3) Navy. Rum, as you probably know, was the traditional spirit onboard ocean going vessels for at least a couple hundred years. Rum that is particularly strong, say 57% alcohol strong, is said to be “navy strength”. If you spill it on your gunpowder, the gunpowder will still ignite.

I like everything about that.

4) Grit. In a post on last week’s “musings” that nobody saw (it was caught in the filter TWICE) I ruminated a bit on opportunity in America in response to a link on FB offered by my CrossFit friend JT, and an op-ed in the Sunday NYT. For the second week in a row a commentator is taking up space on the first page of the Review section bleating about an indelibly institutionalized LACK of opportunity the U.S.


For whatever it’s worth, I’m not going to go back to that well here today (though I will in Random Thoughts for both of you who care) except to say that you can show pretty much anything you care to simply by cherry-picking your cohort. Instead, let’s take a look at the singular ingredient necessary to seize and take advantage of opportunity when it arises: grit.

What is it that produces vastly different work products, outcomes, from similarly situated and talented individuals? Why do two equally gifted athletes similar in every way achieve at different levels? How best to explain widely disparate test scores in math, for example, from the “best and brightest” students? There is something within those who succeed at the higher level that is somehow missing in the others, or at least missing the same degree of expression. It’s likely that there are a number of words or expressions that capture this quality, but I kinda like “grit”.

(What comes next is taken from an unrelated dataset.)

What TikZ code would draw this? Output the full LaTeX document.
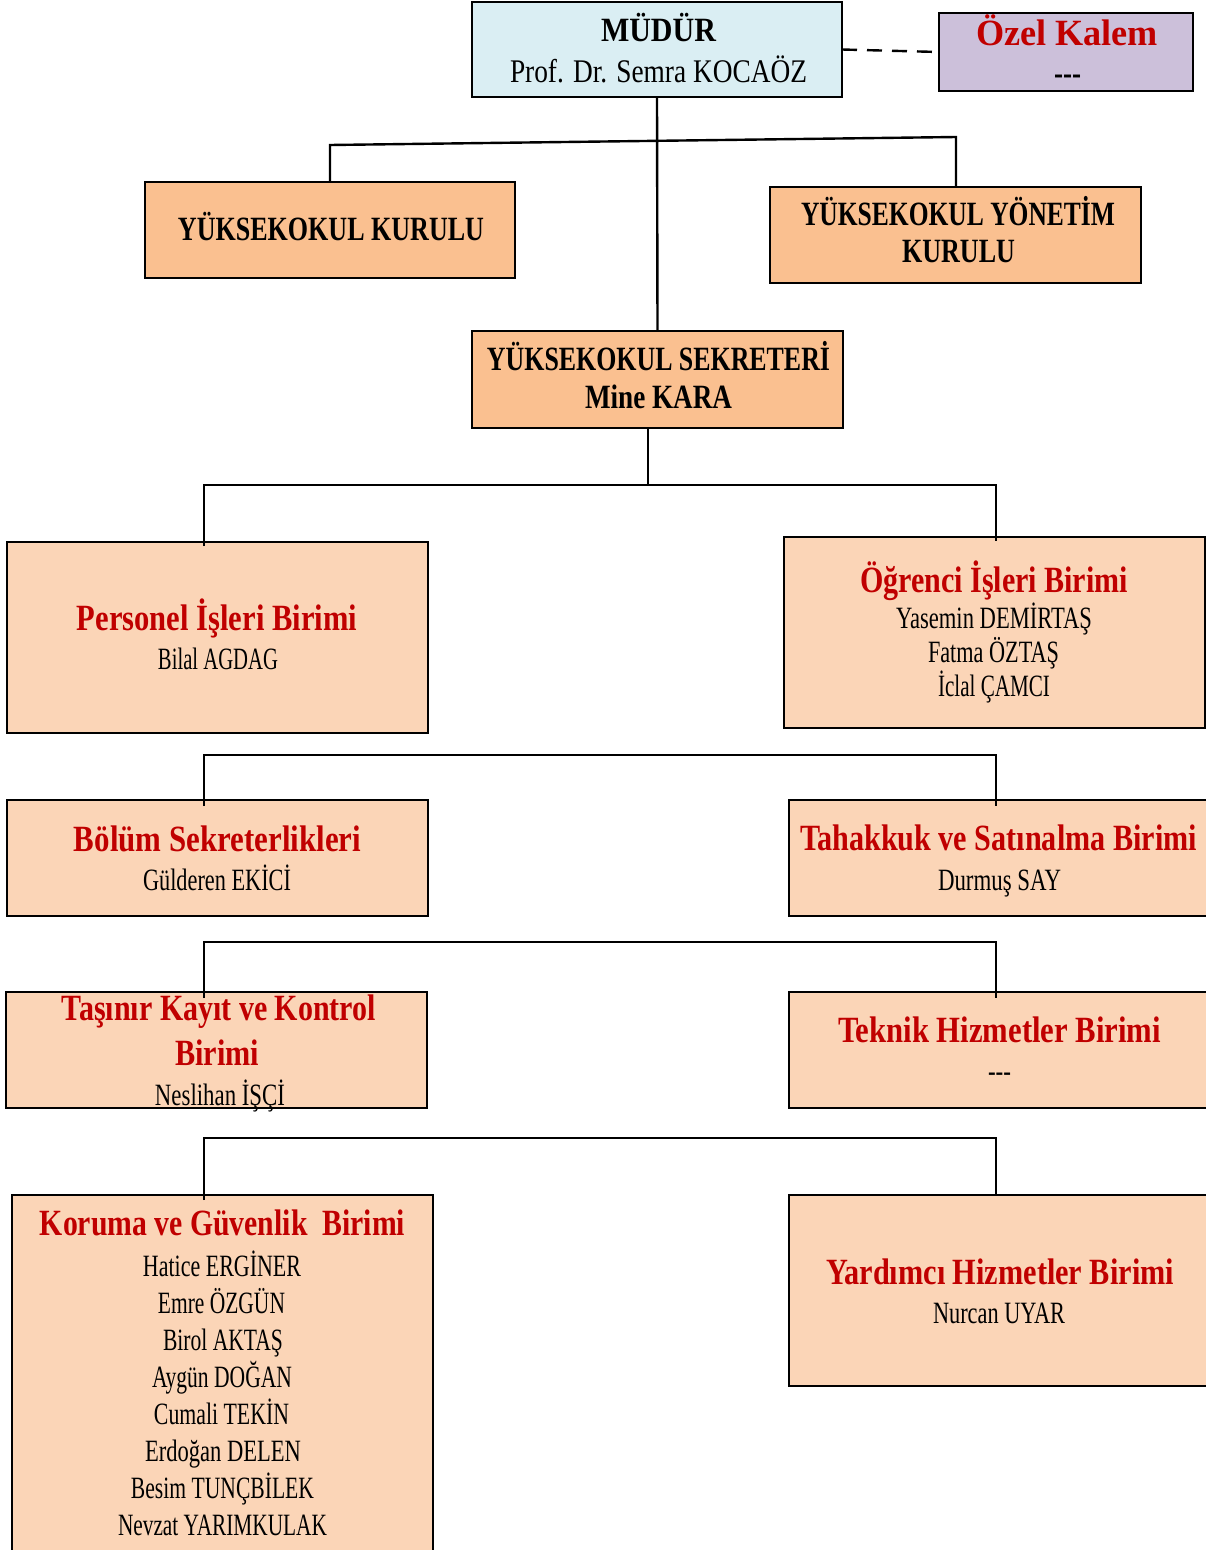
\documentclass[tikz,border=0pt]{standalone}
\usepackage{fontspec}
\usepackage{graphicx}
\setmainfont{Liberation Serif}
\usetikzlibrary{calc}
\definecolor{kred}{HTML}{C00000}
\definecolor{kblue}{HTML}{DAEEF3}
\definecolor{klav}{HTML}{CCC0DA}
\definecolor{korange}{HTML}{FAC090}
\definecolor{kpeach}{HTML}{FBD5B7}
\newcommand\bx[6]{\node[boxframe,#2,minimum width={(#5-#3)*1pt},minimum height={(#6-#4)*1pt}] (#1) at ({(#3+#5)/2},{(#4+#6)/2}) {};}
\newcommand\tl[5]{\node[txt,#1] (#2) at (#3) {\resizebox{#4pt}{\height}{#5}};}
\begin{document}
\begin{tikzpicture}[x=1pt,y=-1pt,
  boxframe/.style={draw=black,line width=2.6pt,inner sep=0pt,outer sep=0pt},
  conn/.style={draw=black,line width=2.4pt},
  txt/.style={anchor=base,inner sep=0pt,outer sep=0pt},
  headbf/.style={font=\fontsize{34}{38}\selectfont\bfseries,text=black},
  headrm/.style={font=\fontsize{33}{37}\selectfont,text=black},
  ttl/.style={font=\fontsize{37}{40}\selectfont\bfseries,text=kred},
  nm/.style={font=\fontsize{31}{34}\selectfont,text=black}]
\clip (0,0) rectangle (1206,1550);
\fill[white] (0,0) rectangle (1206,1550);
% boxes
\bx{mudur}{fill=kblue}{472}{2}{842}{97}
\bx{ozel}{fill=klav}{939}{13}{1193}{91}
\bx{kurulu}{fill=korange}{145}{182}{515}{278}
\bx{yonetim}{fill=korange}{770}{187}{1141}{283}
\bx{sek}{fill=korange}{472}{331}{843}{428}
\bx{personel}{fill=kpeach}{7}{542}{428}{733}
\bx{ogrenci}{fill=kpeach}{784}{537}{1205}{728}
\bx{bolum}{fill=kpeach}{7}{800}{428}{916}
\bx{tahakkuk}{fill=kpeach}{789}{800}{1220}{916}
\bx{tasinir}{fill=kpeach}{6}{992}{427}{1108}
\bx{teknik}{fill=kpeach}{789}{992}{1220}{1108}
\bx{koruma}{fill=kpeach}{12}{1195}{433}{1565}
\bx{yardimci}{fill=kpeach}{789}{1195}{1220}{1386}
% connectors
\draw[conn,dash pattern=on 15pt off 10pt] (mudur.east) -- (ozel.west);
\draw[conn] (mudur.south) -- (sek.north);
\coordinate (b1) at (330,145);
\coordinate (b2) at (956,137);
\draw[conn] (kurulu.north -| b1) -- (b1) -- (b2) -- (yonetim.north -| b2);
\coordinate (j1) at (648,485);
\coordinate (h1l) at (204,485);
\coordinate (h1r) at (996,485);
\draw[conn] (sek.south -| j1) -- (j1);
\draw[conn] ($(personel.north -| h1l)+(0,4)$) -- (h1l) -- (h1r) -- ($(ogrenci.north -| h1r)+(0,4)$);
\coordinate (h2l) at (204,755);
\coordinate (h2r) at (996,755);
\draw[conn] ($(bolum.north -| h2l)+(0,6)$) -- (h2l) -- (h2r) -- ($(tahakkuk.north -| h2r)+(0,6)$);
\coordinate (h3l) at (204,942);
\coordinate (h3r) at (996,942);
\draw[conn] ($(tasinir.north -| h3l)+(0,6)$) -- (h3l) -- (h3r) -- ($(teknik.north -| h3r)+(0,6)$);
\coordinate (h4l) at (204,1138);
\coordinate (h4r) at (996,1138);
\draw[conn] ($(koruma.north -| h4l)+(0,5)$) -- (h4l) -- (h4r) -- (yardimci.north -| h4r);
% texts
\tl{headbf}{tm1}{658.5,41}{115}{MÜDÜR}
\tl{headrm}{tm2}{658.5,82}{297}{Prof. Dr. Semra KOCAÖZ}
\tl{ttl}{to1}{1067,45}{182}{Özel Kalem}
\tl{headbf}{to2}{1067.5,84}{27}{-{}-{}-}
\tl{headbf}{tk1}{331,240}{306}{YÜKSEKOKUL KURULU}
\tl{headbf}{ty1}{958,225}{314}{YÜKSEKOKUL YÖNETİM}
\tl{headbf}{ty2}{958.5,262}{113}{KURULU}
\tl{headbf}{ts1}{658.5,370}{343}{YÜKSEKOKUL SEKRETERİ}
\tl{headbf}{ts2}{658.5,408}{147}{Mine KARA}
\tl{ttl}{tp1}{217,630}{280}{Personel İşleri Birimi}
\tl{nm}{tp2}{218,669}{120}{Bilal AGDAG}
\tl{ttl}{tg1}{994,592}{268}{Öğrenci İşleri Birimi}
\tl{nm}{tg2}{994,628}{196}{Yasemin DEMİRTAŞ}
\tl{nm}{tg3}{993.5,662}{131}{Fatma ÖZTAŞ}
\tl{nm}{tg4}{994,696}{112}{İclal ÇAMCI}
\tl{ttl}{tb1}{217.5,851}{287}{Bölüm Sekreterlikleri}
\tl{nm}{tb2}{217,890}{148}{Gülderen EKİCİ}
\tl{ttl}{tt1}{998.5,850}{397}{Tahakkuk ve Satınalma Birimi}
\tl{nm}{tt2}{999.5,890}{123}{Durmuş SAY}
\tl{ttl}{tn1}{219,1020}{314}{Taşınır Kayıt ve Kontrol}
\tl{ttl}{tn2}{217,1065}{84}{Birimi}
\tl{nm}{tn3}{220,1105}{130}{Neslihan İŞÇİ}
\tl{ttl}{te1}{999.5,1042}{323}{Teknik Hizmetler Birimi}
\tl{nm}{te2}{999.5,1081}{23}{-{}-{}-}
\tl{ttl}{tr1}{222.5,1235}{365}{Koruma ve Güvenlik\ \ Birimi}
\tl{nm}{tr2}{222,1276}{158}{Hatice ERGİNER}
\tl{nm}{tr3}{221.5,1313}{127}{Emre ÖZGÜN}
\tl{nm}{tr4}{223,1350}{120}{Birol AKTAŞ}
\tl{nm}{tr5}{222,1387}{140}{Aygün DOĞAN}
\tl{nm}{tr6}{221.5,1424}{135}{Cumali TEKİN}
\tl{nm}{tr7}{223,1461}{156}{Erdoğan DELEN}
\tl{nm}{tr8}{222.5,1498}{183}{Besim TUNÇBİLEK}
\tl{nm}{tr9}{222.5,1535}{209}{Nevzat YARIMKULAK}
\tl{ttl}{tu1}{1000,1284}{348}{Yardımcı Hizmetler Birimi}
\tl{nm}{tu2}{999,1323}{132}{Nurcan UYAR}
\end{tikzpicture}
\end{document}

Grit begins with a belief in self, a sense of self-worth, of being worthy of success. Without this first step it’s rather easy to see how anyone might just give up before ever starting. Here, as my cousin Rick has pointed out, might be a true variable when discussing opportunity: those of us who grow up in a demanding family characterized by firm boundaries, unfailing support, and high expectations may actually have an unfair advantage. People with this type of upbringing truly do believe that the iron is always hot and that they are worthy and capable of striking. Without this foundation of belief in self it’s easy to see how one might look at the same iron and think only of how not to get burned.

By the way, this is why neither poverty nor wealth is a valid predictor for success. Think of people who grew up in dismal poverty and climbed to literally dizzying heights in life, or the opposite, scions of wealth who grew up to be self-loathing under-achievers. A look in the window of the former would find an atmosphere like the one Rick describes, one in which that deep belief in yourself is instilled. The wealthy family from which opportunity is squandered is more likely one in which little or no support is offered to a child, one in which the child is continually found wanting and told as much.

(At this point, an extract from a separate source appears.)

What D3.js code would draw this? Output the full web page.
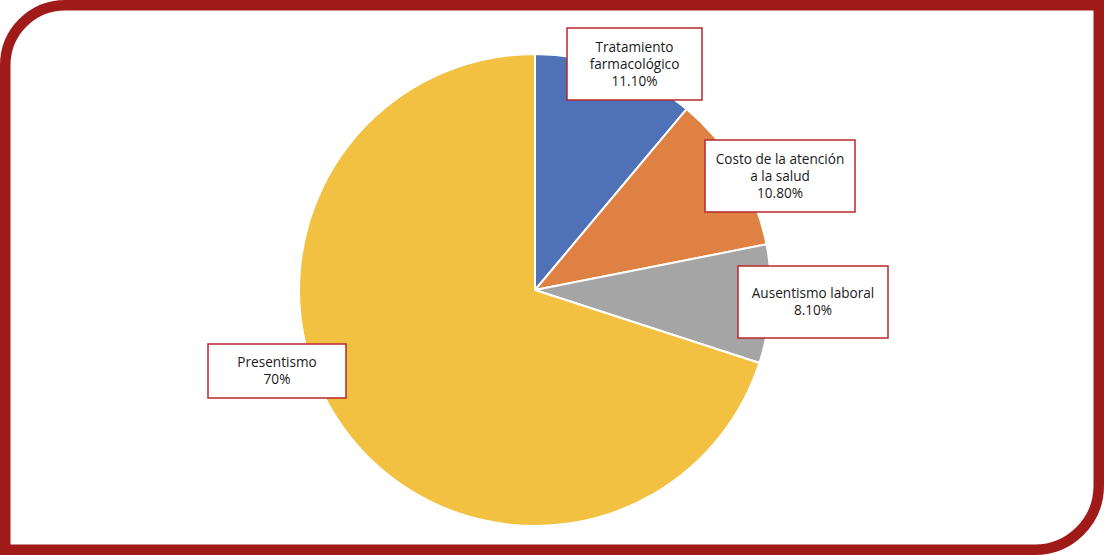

To have grit one takes this core belief and puts it into action. Angela Duckworth, professor at Penn, calls passion and perseverance the two actionable components of grit. You have to want it, whatever it might be, and you have to work at making it happen; the fact remains that the overwhelming majority of people looked upon as lucky actually worked their asses off to get that way. Perseverance might very well be defined as ongoing maximal effort. One who has grit might not necessarily get the best outcome, but it’s not likely to be due to being out-worked at that thing called “it”.

An important sub-category of perseverance is resilience, and this is the final core attribute to grit. Resilience is the ability to bounce back from defeat with faith intact to resume the quest for “it”. Think about what comes to your mind when you hear someone described as “gritty”. It’s someone who has a passion, a commitment and a willingness to work toward an achievement. More than that, someone you think of as gritty has faced adversity or moved on after defeat. No one has a straight line to success; the gritty move on, secure in the knowledge that they are willing and able to do the work needed to succeed.

Grit is passion and perseverance bookended by a sense of worthiness on the front side, and the resilience to overcome setbacks on the back.  Opportunity is wasted without it.